## [What needs to be done]
For this exercise, output only the lines between the "Recreate this image" line and the "anchor=base east] (ctxname)" line, both of them included, and skip all pictures.

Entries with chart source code
-- -- --

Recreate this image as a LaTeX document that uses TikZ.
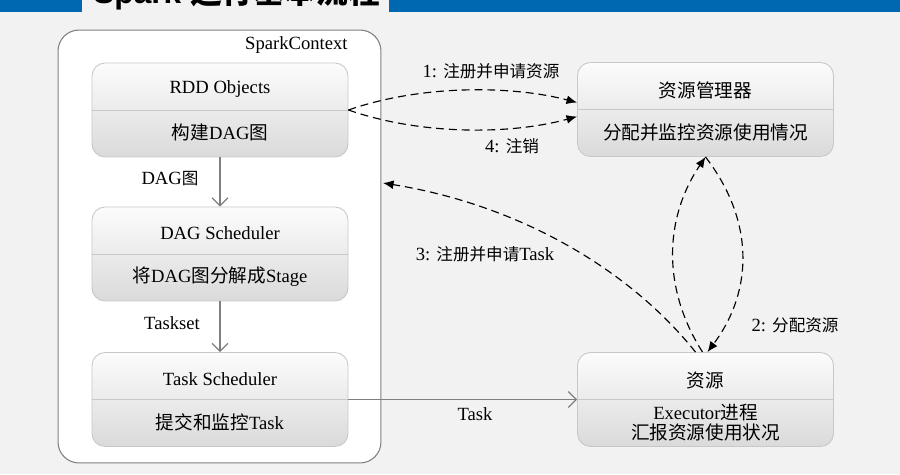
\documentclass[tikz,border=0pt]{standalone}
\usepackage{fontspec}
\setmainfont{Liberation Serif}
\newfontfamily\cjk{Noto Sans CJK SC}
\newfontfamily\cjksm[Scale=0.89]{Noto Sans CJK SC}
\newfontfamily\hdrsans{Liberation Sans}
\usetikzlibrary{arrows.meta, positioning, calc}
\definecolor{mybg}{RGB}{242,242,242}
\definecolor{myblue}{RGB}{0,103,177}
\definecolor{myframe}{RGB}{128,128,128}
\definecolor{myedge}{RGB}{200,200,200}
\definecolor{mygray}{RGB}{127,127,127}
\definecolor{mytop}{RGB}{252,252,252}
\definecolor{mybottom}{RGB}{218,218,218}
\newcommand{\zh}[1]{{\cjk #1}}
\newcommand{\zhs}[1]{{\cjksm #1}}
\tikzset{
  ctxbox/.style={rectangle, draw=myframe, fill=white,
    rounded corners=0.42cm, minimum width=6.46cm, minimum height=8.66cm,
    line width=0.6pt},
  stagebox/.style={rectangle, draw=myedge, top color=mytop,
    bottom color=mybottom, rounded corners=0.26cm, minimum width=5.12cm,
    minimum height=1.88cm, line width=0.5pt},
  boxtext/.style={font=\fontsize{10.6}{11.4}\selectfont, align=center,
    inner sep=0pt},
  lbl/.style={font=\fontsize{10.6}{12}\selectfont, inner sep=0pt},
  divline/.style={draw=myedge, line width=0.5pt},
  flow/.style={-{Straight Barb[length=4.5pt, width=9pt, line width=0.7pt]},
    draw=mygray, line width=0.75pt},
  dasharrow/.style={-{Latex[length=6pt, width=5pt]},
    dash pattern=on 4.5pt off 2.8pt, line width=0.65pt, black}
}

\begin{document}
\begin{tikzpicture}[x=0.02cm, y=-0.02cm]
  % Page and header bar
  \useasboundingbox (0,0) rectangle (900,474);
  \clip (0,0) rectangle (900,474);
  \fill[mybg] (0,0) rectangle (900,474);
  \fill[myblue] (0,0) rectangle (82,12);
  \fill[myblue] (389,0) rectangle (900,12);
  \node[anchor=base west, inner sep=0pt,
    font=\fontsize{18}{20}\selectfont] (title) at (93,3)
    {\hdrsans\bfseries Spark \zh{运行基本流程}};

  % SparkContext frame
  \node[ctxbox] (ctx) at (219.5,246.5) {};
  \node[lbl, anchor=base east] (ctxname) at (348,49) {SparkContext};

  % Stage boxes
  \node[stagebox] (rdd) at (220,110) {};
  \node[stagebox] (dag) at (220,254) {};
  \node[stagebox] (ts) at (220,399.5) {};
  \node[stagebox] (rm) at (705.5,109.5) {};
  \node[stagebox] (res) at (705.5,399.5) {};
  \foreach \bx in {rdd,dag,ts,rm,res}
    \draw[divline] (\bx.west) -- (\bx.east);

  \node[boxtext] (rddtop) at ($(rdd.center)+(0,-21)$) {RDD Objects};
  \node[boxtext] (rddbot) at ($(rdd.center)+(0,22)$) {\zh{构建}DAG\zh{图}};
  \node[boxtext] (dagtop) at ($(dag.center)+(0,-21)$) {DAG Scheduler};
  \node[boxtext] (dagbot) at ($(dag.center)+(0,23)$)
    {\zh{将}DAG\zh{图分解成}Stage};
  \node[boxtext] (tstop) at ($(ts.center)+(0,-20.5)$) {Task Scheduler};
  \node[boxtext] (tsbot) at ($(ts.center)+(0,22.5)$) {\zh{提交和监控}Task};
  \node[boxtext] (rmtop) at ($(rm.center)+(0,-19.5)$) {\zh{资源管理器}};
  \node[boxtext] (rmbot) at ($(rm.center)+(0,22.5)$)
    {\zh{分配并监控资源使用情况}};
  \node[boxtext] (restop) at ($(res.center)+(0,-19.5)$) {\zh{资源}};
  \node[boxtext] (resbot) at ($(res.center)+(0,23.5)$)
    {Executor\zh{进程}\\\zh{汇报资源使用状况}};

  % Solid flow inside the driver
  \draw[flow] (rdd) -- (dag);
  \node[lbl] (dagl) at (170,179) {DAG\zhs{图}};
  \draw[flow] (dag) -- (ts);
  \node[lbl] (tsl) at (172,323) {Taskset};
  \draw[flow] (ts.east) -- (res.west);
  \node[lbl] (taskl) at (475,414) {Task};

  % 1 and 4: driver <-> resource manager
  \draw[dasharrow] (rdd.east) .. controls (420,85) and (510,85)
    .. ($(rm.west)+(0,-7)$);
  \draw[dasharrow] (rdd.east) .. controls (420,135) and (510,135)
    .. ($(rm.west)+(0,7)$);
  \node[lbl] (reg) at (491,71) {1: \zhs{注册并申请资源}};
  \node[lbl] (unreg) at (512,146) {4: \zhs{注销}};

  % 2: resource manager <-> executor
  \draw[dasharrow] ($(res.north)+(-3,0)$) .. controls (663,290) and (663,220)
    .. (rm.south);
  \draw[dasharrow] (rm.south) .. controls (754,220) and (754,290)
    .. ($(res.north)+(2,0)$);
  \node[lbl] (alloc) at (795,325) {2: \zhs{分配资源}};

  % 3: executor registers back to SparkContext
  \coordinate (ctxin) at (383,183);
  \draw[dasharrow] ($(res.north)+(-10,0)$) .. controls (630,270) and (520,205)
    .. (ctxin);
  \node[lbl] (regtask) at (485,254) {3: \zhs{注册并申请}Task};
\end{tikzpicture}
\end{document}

-- -- --

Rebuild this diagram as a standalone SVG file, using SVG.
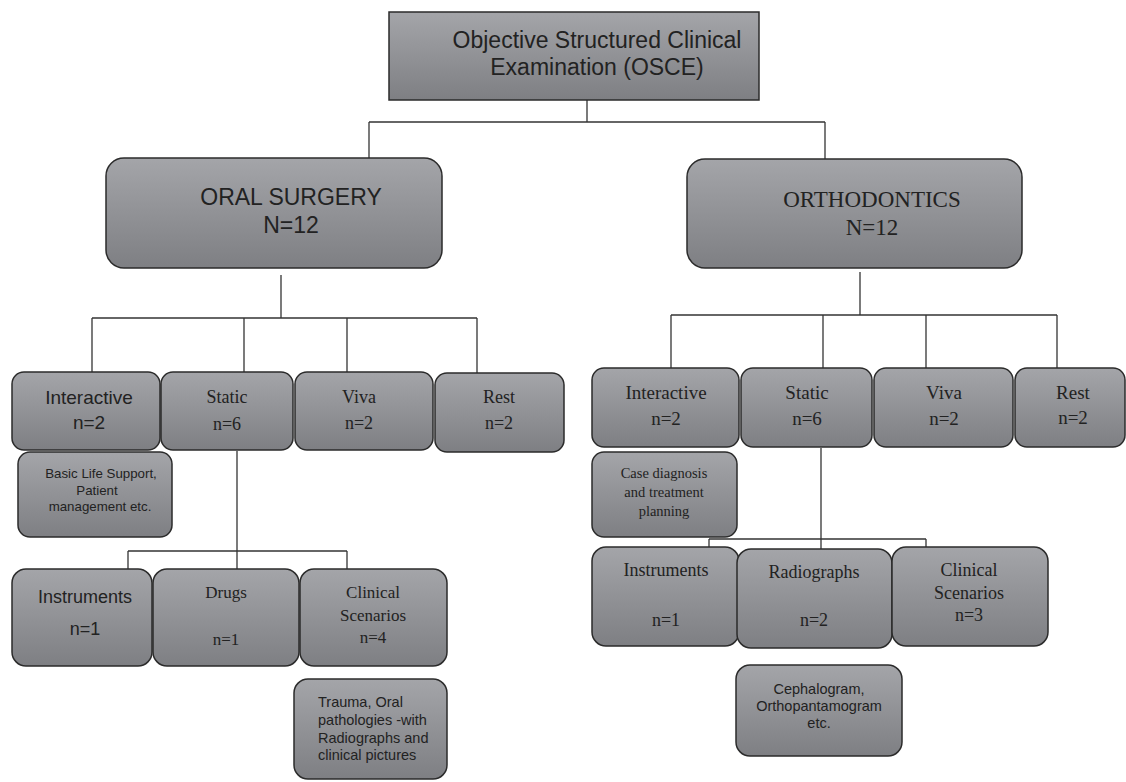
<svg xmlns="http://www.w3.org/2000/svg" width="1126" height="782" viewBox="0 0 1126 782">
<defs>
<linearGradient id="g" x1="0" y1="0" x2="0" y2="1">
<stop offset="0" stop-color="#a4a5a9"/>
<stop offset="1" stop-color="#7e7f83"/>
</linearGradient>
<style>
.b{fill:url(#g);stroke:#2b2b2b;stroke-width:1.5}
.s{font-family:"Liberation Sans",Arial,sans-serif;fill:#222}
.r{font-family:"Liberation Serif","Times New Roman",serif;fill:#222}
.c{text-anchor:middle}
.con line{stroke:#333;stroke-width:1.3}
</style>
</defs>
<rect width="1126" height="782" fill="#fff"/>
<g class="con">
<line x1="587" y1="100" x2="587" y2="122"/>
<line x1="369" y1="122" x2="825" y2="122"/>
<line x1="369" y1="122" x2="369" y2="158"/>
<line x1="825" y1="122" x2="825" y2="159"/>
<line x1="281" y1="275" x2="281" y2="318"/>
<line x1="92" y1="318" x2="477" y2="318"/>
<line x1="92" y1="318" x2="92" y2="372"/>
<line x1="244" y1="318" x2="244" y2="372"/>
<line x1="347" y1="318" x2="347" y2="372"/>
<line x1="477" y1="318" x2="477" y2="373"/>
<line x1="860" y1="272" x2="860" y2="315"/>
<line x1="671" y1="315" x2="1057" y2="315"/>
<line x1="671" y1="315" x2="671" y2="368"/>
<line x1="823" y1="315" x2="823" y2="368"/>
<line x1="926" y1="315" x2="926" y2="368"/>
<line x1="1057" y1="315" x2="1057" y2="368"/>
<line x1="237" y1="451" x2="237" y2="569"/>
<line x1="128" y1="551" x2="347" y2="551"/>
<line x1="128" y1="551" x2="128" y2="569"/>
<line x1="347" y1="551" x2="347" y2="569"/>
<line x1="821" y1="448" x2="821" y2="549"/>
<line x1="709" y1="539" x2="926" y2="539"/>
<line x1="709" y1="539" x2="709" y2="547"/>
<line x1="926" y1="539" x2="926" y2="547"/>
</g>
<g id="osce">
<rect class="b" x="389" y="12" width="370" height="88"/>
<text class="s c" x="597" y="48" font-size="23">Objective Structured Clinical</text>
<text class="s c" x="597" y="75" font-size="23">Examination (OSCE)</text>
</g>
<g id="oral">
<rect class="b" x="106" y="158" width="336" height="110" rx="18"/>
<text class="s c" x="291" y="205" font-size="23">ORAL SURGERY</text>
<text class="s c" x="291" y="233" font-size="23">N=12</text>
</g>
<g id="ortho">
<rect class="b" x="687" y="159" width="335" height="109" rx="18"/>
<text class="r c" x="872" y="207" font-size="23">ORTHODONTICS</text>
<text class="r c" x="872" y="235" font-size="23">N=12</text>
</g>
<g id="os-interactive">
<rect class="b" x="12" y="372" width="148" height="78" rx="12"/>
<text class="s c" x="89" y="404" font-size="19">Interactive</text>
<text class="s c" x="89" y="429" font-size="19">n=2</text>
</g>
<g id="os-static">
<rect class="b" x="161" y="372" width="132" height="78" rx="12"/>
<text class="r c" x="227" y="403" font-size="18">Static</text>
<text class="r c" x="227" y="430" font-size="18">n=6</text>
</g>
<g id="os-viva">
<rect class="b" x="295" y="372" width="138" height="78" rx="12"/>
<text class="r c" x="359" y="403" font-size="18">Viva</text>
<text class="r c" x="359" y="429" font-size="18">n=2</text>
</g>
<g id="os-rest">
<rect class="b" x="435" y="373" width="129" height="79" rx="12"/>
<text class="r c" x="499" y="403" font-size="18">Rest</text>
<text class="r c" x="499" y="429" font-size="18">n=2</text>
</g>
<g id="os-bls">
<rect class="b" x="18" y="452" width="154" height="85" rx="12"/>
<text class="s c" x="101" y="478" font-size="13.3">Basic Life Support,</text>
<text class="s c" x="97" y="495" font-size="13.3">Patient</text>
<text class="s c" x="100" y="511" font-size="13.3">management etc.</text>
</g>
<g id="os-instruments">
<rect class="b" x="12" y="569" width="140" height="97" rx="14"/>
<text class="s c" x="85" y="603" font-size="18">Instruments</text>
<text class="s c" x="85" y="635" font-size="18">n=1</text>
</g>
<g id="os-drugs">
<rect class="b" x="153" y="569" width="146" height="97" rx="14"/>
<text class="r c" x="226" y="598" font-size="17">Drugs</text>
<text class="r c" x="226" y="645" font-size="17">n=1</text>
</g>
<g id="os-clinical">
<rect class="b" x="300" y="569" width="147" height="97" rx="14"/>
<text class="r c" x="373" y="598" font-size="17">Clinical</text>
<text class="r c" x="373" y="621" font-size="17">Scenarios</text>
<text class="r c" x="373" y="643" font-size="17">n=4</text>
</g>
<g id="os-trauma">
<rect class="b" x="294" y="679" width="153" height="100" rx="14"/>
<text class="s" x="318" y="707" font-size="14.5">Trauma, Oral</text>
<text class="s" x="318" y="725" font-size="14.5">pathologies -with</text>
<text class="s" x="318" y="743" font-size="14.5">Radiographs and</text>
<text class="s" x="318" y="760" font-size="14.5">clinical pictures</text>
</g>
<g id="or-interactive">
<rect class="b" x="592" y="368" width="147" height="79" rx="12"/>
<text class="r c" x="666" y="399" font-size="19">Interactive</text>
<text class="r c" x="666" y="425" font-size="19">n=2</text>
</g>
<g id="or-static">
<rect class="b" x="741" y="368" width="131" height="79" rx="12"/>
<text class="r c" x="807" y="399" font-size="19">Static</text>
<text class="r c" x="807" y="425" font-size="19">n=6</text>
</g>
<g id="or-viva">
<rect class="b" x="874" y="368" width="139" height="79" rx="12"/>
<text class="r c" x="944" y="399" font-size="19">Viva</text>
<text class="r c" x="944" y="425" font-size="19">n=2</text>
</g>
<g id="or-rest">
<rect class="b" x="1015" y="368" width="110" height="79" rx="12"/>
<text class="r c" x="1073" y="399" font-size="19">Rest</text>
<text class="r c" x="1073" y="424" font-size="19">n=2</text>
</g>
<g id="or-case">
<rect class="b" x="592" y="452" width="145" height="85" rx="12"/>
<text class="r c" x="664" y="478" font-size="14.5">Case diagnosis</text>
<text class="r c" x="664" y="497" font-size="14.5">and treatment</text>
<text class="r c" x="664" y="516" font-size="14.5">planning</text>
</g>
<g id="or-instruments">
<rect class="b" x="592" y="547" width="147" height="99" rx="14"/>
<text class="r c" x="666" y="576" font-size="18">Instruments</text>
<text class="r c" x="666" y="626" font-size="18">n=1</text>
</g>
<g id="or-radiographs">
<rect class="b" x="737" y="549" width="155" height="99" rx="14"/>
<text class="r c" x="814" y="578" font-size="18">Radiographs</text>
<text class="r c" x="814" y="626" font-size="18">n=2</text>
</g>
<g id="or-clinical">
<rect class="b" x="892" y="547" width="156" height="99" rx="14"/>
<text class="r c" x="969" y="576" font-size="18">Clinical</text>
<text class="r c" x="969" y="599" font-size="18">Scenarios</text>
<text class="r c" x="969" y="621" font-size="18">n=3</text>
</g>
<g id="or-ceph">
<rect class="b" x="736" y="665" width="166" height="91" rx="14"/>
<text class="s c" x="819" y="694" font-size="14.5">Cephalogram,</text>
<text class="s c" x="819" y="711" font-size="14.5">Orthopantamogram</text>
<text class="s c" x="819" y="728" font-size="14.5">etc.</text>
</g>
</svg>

-- -- --

## [Solution to this exercise]
Recreate this image as a LaTeX document that uses TikZ.
\documentclass[tikz,border=0pt]{standalone}
\usepackage{fontspec}
\setmainfont{Liberation Serif}
\newfontfamily\cjk{Noto Sans CJK SC}
\newfontfamily\cjksm[Scale=0.89]{Noto Sans CJK SC}
\newfontfamily\hdrsans{Liberation Sans}
\usetikzlibrary{arrows.meta, positioning, calc}
\definecolor{mybg}{RGB}{242,242,242}
\definecolor{myblue}{RGB}{0,103,177}
\definecolor{myframe}{RGB}{128,128,128}
\definecolor{myedge}{RGB}{200,200,200}
\definecolor{mygray}{RGB}{127,127,127}
\definecolor{mytop}{RGB}{252,252,252}
\definecolor{mybottom}{RGB}{218,218,218}
\newcommand{\zh}[1]{{\cjk #1}}
\newcommand{\zhs}[1]{{\cjksm #1}}
\tikzset{
  ctxbox/.style={rectangle, draw=myframe, fill=white,
    rounded corners=0.42cm, minimum width=6.46cm, minimum height=8.66cm,
    line width=0.6pt},
  stagebox/.style={rectangle, draw=myedge, top color=mytop,
    bottom color=mybottom, rounded corners=0.26cm, minimum width=5.12cm,
    minimum height=1.88cm, line width=0.5pt},
  boxtext/.style={font=\fontsize{10.6}{11.4}\selectfont, align=center,
    inner sep=0pt},
  lbl/.style={font=\fontsize{10.6}{12}\selectfont, inner sep=0pt},
  divline/.style={draw=myedge, line width=0.5pt},
  flow/.style={-{Straight Barb[length=4.5pt, width=9pt, line width=0.7pt]},
    draw=mygray, line width=0.75pt},
  dasharrow/.style={-{Latex[length=6pt, width=5pt]},
    dash pattern=on 4.5pt off 2.8pt, line width=0.65pt, black}
}

\begin{document}
\begin{tikzpicture}[x=0.02cm, y=-0.02cm]
  % Page and header bar
  \useasboundingbox (0,0) rectangle (900,474);
  \clip (0,0) rectangle (900,474);
  \fill[mybg] (0,0) rectangle (900,474);
  \fill[myblue] (0,0) rectangle (82,12);
  \fill[myblue] (389,0) rectangle (900,12);
  \node[anchor=base west, inner sep=0pt,
    font=\fontsize{18}{20}\selectfont] (title) at (93,3)
    {\hdrsans\bfseries Spark \zh{运行基本流程}};

  % SparkContext frame
  \node[ctxbox] (ctx) at (219.5,246.5) {};
  \node[lbl, anchor=base east] (ctxname) at (348,49) {SparkContext};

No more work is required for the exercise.